I use raw SQL backup through SQL maintenance. I also have 30gb of database and 4 gb text file. It takes 24 minutes to backup and 6 minutes to verify. Then my Backup Exec copies this into a tape. I could do the dbcheck and the Backup during normal working hours.

Tavola
13th March 2003, 13:12
Thanks again to all for help.

I've a "live company" of 17GB (SQL), a "test company" of 14GB (SQL) and a "Company 000" of 1.5GB (SQL).
The "live company" dumped is 4.5GB of TXT files (in 8 hours): can I "free" or reorganize the "space lost" (17GB-4.5GB=12.5GB) with a sql or baan function? The Sql maintemaince (optimizing) don't free anything...

benito
13th March 2003, 16:02
the 12.5gb is not entirely the space lost. The empty table alone occupies space plus the fields, the indices and the hashes. definitely you need to re-org your table as part of your baan maintenance. other things you can do on the database are:

- shrinkdatabase
- autoshrink with simple recovery (equivalent to truncate log on checkpoint in SQL 7)
- checkdb to make sure you have no allocation errors. includes checkalloc and checkcatalog.
-frequent transaction logging.
-bulk transfer from old db to new db using MS OLEDB. This procedure clears all error and unused spaces.

Tavola
17th March 2003, 10:57
Thanks

I read your coment and I've found that the "record" for single row is 8000byte for all table while the effective data are much less (300-2100 byte).
The "Baan Supervisor" (an external technician) advise to not use "auto shrink" on Sql Baan Database because it's not advises by Baan: it's all right?

EdHubbard
17th March 2003, 12:43
We do not have the "auto Shrink" option selected but I have shrunk the database using the database maintenance tools.

I would advise against auto shrinking as I have had problems before with locking where a database operation (whether this be a Baan user or a backup) has conflicted with attempting to do database maintenance.

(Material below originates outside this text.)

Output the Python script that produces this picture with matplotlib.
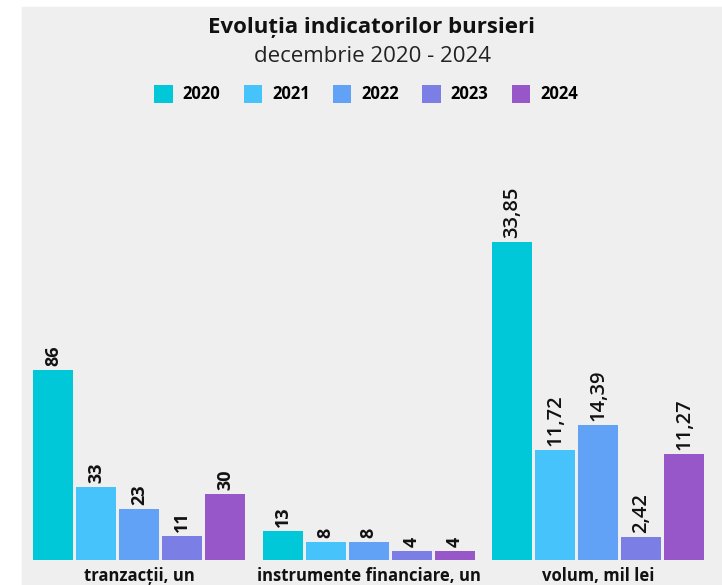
# Evoluția indicatorilor bursieri - grafic cu bare grupate
import matplotlib
matplotlib.use('Agg')
import matplotlib.pyplot as plt
from matplotlib.patches import Rectangle

categorii = ['tranzacții, un', 'instrumente financiare, un', 'volum, mil lei']
ani = ['2020', '2021', '2022', '2023', '2024']
tranzactii = [86, 33, 23, 11, 30]
instrumente = [13, 8, 8, 4, 4]
volum = [33.85, 11.72, 14.39, 2.42, 11.27]
culori = ['#00C8D8', '#45C3FA', '#62A2F6', '#7B7FE5', '#9857C9']

plt.rcParams['font.family'] = ['Open Sans', 'DejaVu Sans']

W, H = 722, 585
fig = plt.figure(figsize=(W / 100, H / 100), dpi=100)
fig.patch.set_facecolor('white')
# fundal "marmura" (aproximat cu gri deschis)
fig.patches.append(Rectangle((22 / W, 0), 1 - 22 / W, (H - 7) / H,
                             transform=fig.transFigure, color='#efefef', zorder=-5))

pos = [22 / W, 25 / H, 700 / W, 360 / H]
ax1 = fig.add_axes(pos)
ax2 = ax1.twinx()
for ax in (ax1, ax2):
    ax.set_facecolor('none')
    for s in ax.spines.values():
        s.set_visible(False)
    ax.set_yticks([])
    ax.tick_params(length=0)
ax1.set_xticks([])

pas_grup = 5.34
latime = 0.93
ax1.set_xlim(-0.72, 15.56)
ax1.set_ylim(0, 163)
ax2.set_ylim(0, 38.3)

def eticheta(ax, x, v, text, marime, greutate):
    ax.annotate(text, (x, v), xytext=(0, 3), textcoords='offset points',
                ha='center', va='bottom', rotation=90, fontsize=marime,
                fontweight=greutate, color='#111111')

for j, an in enumerate(ani):
    xs = [g * pas_grup + j for g in range(3)]
    ax1.bar(xs[:2], [tranzactii[j], instrumente[j]], width=latime,
            color=culori[j], label=an, zorder=2)
    ax2.bar(xs[2], volum[j], width=latime, color=culori[j], zorder=2)
    eticheta(ax1, xs[0], tranzactii[j], str(tranzactii[j]), 13, 'bold')
    eticheta(ax1, xs[1], instrumente[j], str(instrumente[j]), 13, 'bold')
    eticheta(ax2, xs[2], volum[j], f'{volum[j]:.2f}'.replace('.', ','), 14.5, 'semibold')

for g, cat in enumerate(categorii):
    ax1.annotate(cat, (g * pas_grup + 2, 0), xytext=(0, -5), textcoords='offset points',
                 ha='center', va='top', fontsize=12, fontweight='bold',
                 color='#111111', annotation_clip=False)

fig.text(372 / W, 1 - 27 / H, 'Evoluția indicatorilor bursieri', ha='center', va='center',
         fontsize=16, fontweight='bold', color='#111111')
fig.text(372 / W, 1 - 56 / H, 'decembrie 2020 - 2024', ha='center', va='center',
         fontsize=16, color='#222222')

h, l = ax1.get_legend_handles_labels()
fig.legend(h, l, loc='center', bbox_to_anchor=(366 / W, 1 - 94 / H), ncol=5,
           frameon=False, handlelength=1.1, handleheight=1.3, handletextpad=0.6,
           columnspacing=1.4, prop={'size': 12, 'weight': 'bold'})

fig.savefig('out.png', dpi=100, facecolor=fig.get_facecolor())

For example, once on our test machine, a backup hadn't finished when it was supposed to and this conflicted with shrinking the database through database maintenance. This caused a table to be lost - luckily it was MRP so it could be rebuilt.

I would suggest any database maintenance should be done with all Baan services stopped and making sure a decent backup has completed first.

benito
17th March 2003, 16:06
Tavola,

All the things I suggested are Baan and DB maintenance routines and should be run only when absolutely no users are in the system.